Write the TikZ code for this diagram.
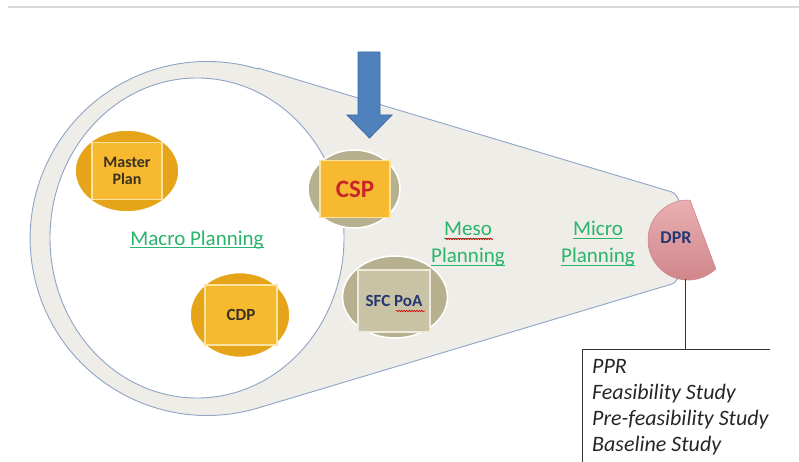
\documentclass[tikz,border=0pt]{standalone}
\usepackage{fontspec}
\setmainfont{Carlito}
\usetikzlibrary{shapes.geometric,decorations.pathmorphing}
\definecolor{cEdge}{HTML}{8EA4C6}
\definecolor{cFunnel}{HTML}{EEEDE8}
\definecolor{cGold}{HTML}{E6A519}
\definecolor{cGoldLt}{HTML}{F6B92F}
\definecolor{cGoldRim}{HTML}{FBE3A0}
\definecolor{cTan}{HTML}{B7B08F}
\definecolor{cTanLt}{HTML}{C9C3A5}
\definecolor{cTanRim}{HTML}{EEEBDC}
\definecolor{cLevel}{HTML}{2BB46D}
\definecolor{cArrow}{HTML}{4F81BD}
\definecolor{cArrowDk}{HTML}{3A6BA5}
\definecolor{cDPR}{HTML}{EAB0B2}
\definecolor{cDPRDk}{HTML}{CF868B}
\definecolor{cNavy}{HTML}{263670}
\definecolor{cInk}{HTML}{3A3120}
\definecolor{cCSP}{HTML}{C8262B}
% underlined planning labels
\newsavebox\lvlbox
\newcommand{\lvl}[1]{\sbox\lvlbox{#1}\rlap{\rule[-3.4pt]{\wd\lvlbox}{1.1pt}}\usebox\lvlbox}

\begin{document}
\begin{tikzpicture}[x=1pt, y=-1pt,
  badge/.style={ellipse, draw=white, line width=1.6pt, inner sep=0pt},
  gold/.style={badge, fill=cGold},
  tan/.style={badge, fill=cTan},
  tile/.style={draw, line width=1.3pt, minimum width=70pt, minimum height=57pt,
               inner sep=0pt, align=center, font=\bfseries\fontsize{16}{17}\selectfont},
  goldtile/.style={tile, fill=cGoldLt, draw=cGoldRim, text=cInk},
  tantile/.style={tile, fill=cTanLt, draw=cTanRim, text=cNavy},
  level/.style={text=cLevel, align=center, font=\fontsize{21}{27}\selectfont},
  spell/.style={red!85!black, line width=0.6pt, decorate,
                decoration={snake, amplitude=0.7pt, segment length=2.5pt}},
]
  \useasboundingbox (0,0) rectangle (799,462);
  % header rule
  \draw[black!15, line width=1.2pt] (8,7) -- (799,7);
  % funnel and inner ring
  \filldraw[fill=cFunnel, draw=cEdge, line width=0.9pt]
    (258,68) -- (672,192) .. controls (688,197) and (688,279) .. (672,284)
    -- (258,408) arc[start angle=73.3, end angle=286.7, radius=177] -- cycle;
  \filldraw[fill=white, draw=cEdge, line width=0.9pt]
    (197,238) ellipse[x radius=147, y radius=160];
  % arrow onto CSP
  \filldraw[fill=cArrow, draw=cArrowDk, line width=0.8pt]
    (358,52) -- (380,52) -- (380,115) -- (392,115) -- (369.5,138)
    -- (347,115) -- (358,115) -- cycle;
  % macro level
  \node[gold, minimum width=104pt, minimum height=82pt] (masterring) at (127,171) {};
  \node[goldtile, minimum height=57pt] (master) at (127,171) {Master\\Plan};
  \node[gold, minimum width=100pt, minimum height=85pt] (cdpring) at (240,315) {};
  \node[goldtile, minimum width=72pt, minimum height=60pt,
        font=\bfseries\fontsize{17}{18}\selectfont] (cdp) at (241,315) {CDP};
  \node[level, anchor=base] (macro) at (197,245) {\lvl{Macro Planning}};
  % meso level
  \node[tan, minimum width=92pt, minimum height=78pt] (cspring) at (354,189) {};
  \node[goldtile, text=cCSP, font=\bfseries\fontsize{25}{26}\selectfont] (csp) at (355,189) {CSP};
  \node[tan, minimum width=105pt, minimum height=82pt] (sfcring) at (395,297) {};
  \node[tantile, minimum width=72pt, minimum height=62pt,
        font=\bfseries\fontsize{17}{18}\selectfont] (sfc) at (394,301) {SFC PoA};
  \draw[spell] (396,311) -- (425,311);
  \node[level] (meso) at (468,244) {\lvl{Meso}\\\lvl{Planning}};
  \draw[spell] (445,239) -- (493,239);
  % micro level
  \node[level] (micro) at (598,244) {\lvl{Micro}\\\lvl{Planning}};
  \shadedraw[top color=cDPR, bottom color=cDPRDk, draw=cDPRDk, line width=0.6pt]
    (690.1,200.1) arc[start angle=-87, end angle=-314, radius=40] -- cycle;
  \node[text=cNavy, font=\bfseries\fontsize{18}{18}\selectfont] (dpr) at (676,238) {DPR};
  % project reports
  \coordinate (dprfoot) at (685,279);
  \coordinate (boxtop) at (685,349);
  \draw[black!80, line width=0.9pt] (770,349) -- (582,349) -- (582,462);
  \draw[black!80, line width=0.9pt] (dprfoot) -- (boxtop);
  \node[anchor=north west, align=left, inner sep=0pt, text=black!85,
        font=\itshape\fontsize{22}{26}\selectfont] (studies) at (592,359)
    {PPR\\Feasibility Study\\Pre-feasibility Study\\Baseline Study};
\end{tikzpicture}
\end{document}
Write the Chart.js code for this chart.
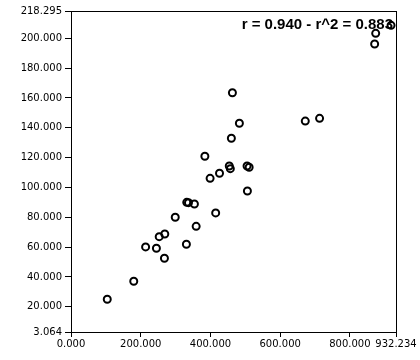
<!DOCTYPE html>
<html>
<head>
<meta charset="utf-8">
<script src="https://cdn.jsdelivr.net/npm/chart.js@4"></script>
<style>
  html, body { margin: 0; padding: 0; background: #fff; }
  #wrap { width: 420px; height: 360px; }
</style>
</head>
<body>
<div id="wrap"><canvas id="chart"></canvas></div>
<script>
// scatter values
const xValues = [104, 180, 214, 245, 253, 269, 268, 299, 331, 332, 337, 354, 359, 415, 384,
                 399, 426, 454, 457, 460, 483, 463, 505, 511, 506, 672, 713, 871, 874, 918];
const yValues = [25.0, 37.1, 60.1, 59.2, 67.0, 68.8, 52.5, 80.0, 61.9, 90.0, 89.8, 88.9, 73.9, 82.9, 120.9,
                 106.1, 109.5, 114.4, 112.6, 133.0, 143.0, 163.5, 114.4, 113.5, 97.6, 144.5, 146.3, 196.2, 203.3, 208.7];

const xTicks = [0, 200, 400, 600, 800, 932.234];
const yTicks = [3.064, 20, 40, 60, 80, 100, 120, 140, 160, 180, 200, 218.295];
const statText = 'r = 0.940 - r^2 = 0.883';

const points = xValues.map(function (x, i) { return { x: x, y: yValues[i] }; });

// frame round the plot area plus the r / r^2 text
const framePlugin = {
    id: 'frame',
    afterDraw: function (chart) {
        const ctx = chart.ctx;
        const a = chart.chartArea;
        ctx.save();
        ctx.strokeStyle = '#000';
        ctx.lineWidth = 1;
        ctx.strokeRect(Math.round(a.left) + 0.5, Math.round(a.top) + 0.5,
            Math.round(a.right - a.left), Math.round(a.bottom - a.top));
        ctx.font = 'bold 15px "Liberation Sans", Arial, sans-serif';
        ctx.fillStyle = '#000';
        ctx.textAlign = 'right';
        ctx.textBaseline = 'alphabetic';
        ctx.fillText(statText, a.right - 3, a.top + 18);
        ctx.restore();
    }
};

const tickFont = { family: '"DejaVu Sans", sans-serif', size: 10 };

new Chart(document.getElementById('chart').getContext('2d'), {
    type: 'scatter',
    data: {
        datasets: [{
            data: points,
            pointStyle: 'circle',
            pointRadius: 3.5,
            pointHoverRadius: 3.5,
            borderWidth: 2,
            borderColor: '#000',
            backgroundColor: 'rgba(255,255,255,0)'
        }]
    },
    options: {
        responsive: true,
        maintainAspectRatio: false,
        animation: false,
        layout: { padding: { top: 11, right: 24, left: 0, bottom: 0 } },
        plugins: { legend: { display: false }, tooltip: { enabled: false } },
        scales: {
            x: {
                type: 'linear',
                min: 0,
                max: 932.234,
                afterBuildTicks: function (scale) {
                    scale.ticks = xTicks.map(function (v) { return { value: v }; });
                },
                afterFit: function (scale) { scale.height = 28; },
                ticks: {
                    autoSkip: false,
                    maxRotation: 0,
                    padding: 1,
                    color: '#000',
                    font: tickFont,
                    callback: function (v) { return Number(v).toFixed(3); }
                },
                grid: { drawOnChartArea: false, tickLength: 5, color: '#000' },
                border: { color: '#000' }
            },
            y: {
                type: 'linear',
                min: 3.064,
                max: 218.295,
                afterBuildTicks: function (scale) {
                    scale.ticks = yTicks.map(function (v) { return { value: v }; });
                },
                afterFit: function (scale) { scale.width = 71; },
                ticks: {
                    autoSkip: false,
                    padding: 3,
                    color: '#000',
                    font: tickFont,
                    callback: function (v) { return Number(v).toFixed(3); }
                },
                grid: { drawOnChartArea: false, tickLength: 6, color: '#000' },
                border: { color: '#000' }
            }
        }
    },
    plugins: [framePlugin]
});
</script>
</body>
</html>
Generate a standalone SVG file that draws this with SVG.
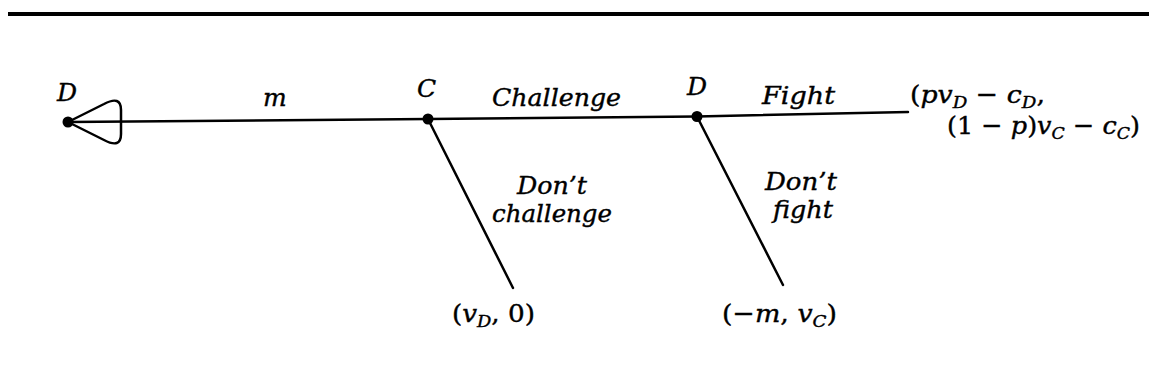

DIRECTION = Isolate each line of the listing above that includes "this". Copy it.

RESPONSE =
Write the TikZ code for this diagram.
Write the Chart.js code for this chart.
Generate a standalone SVG file that draws this with SVG.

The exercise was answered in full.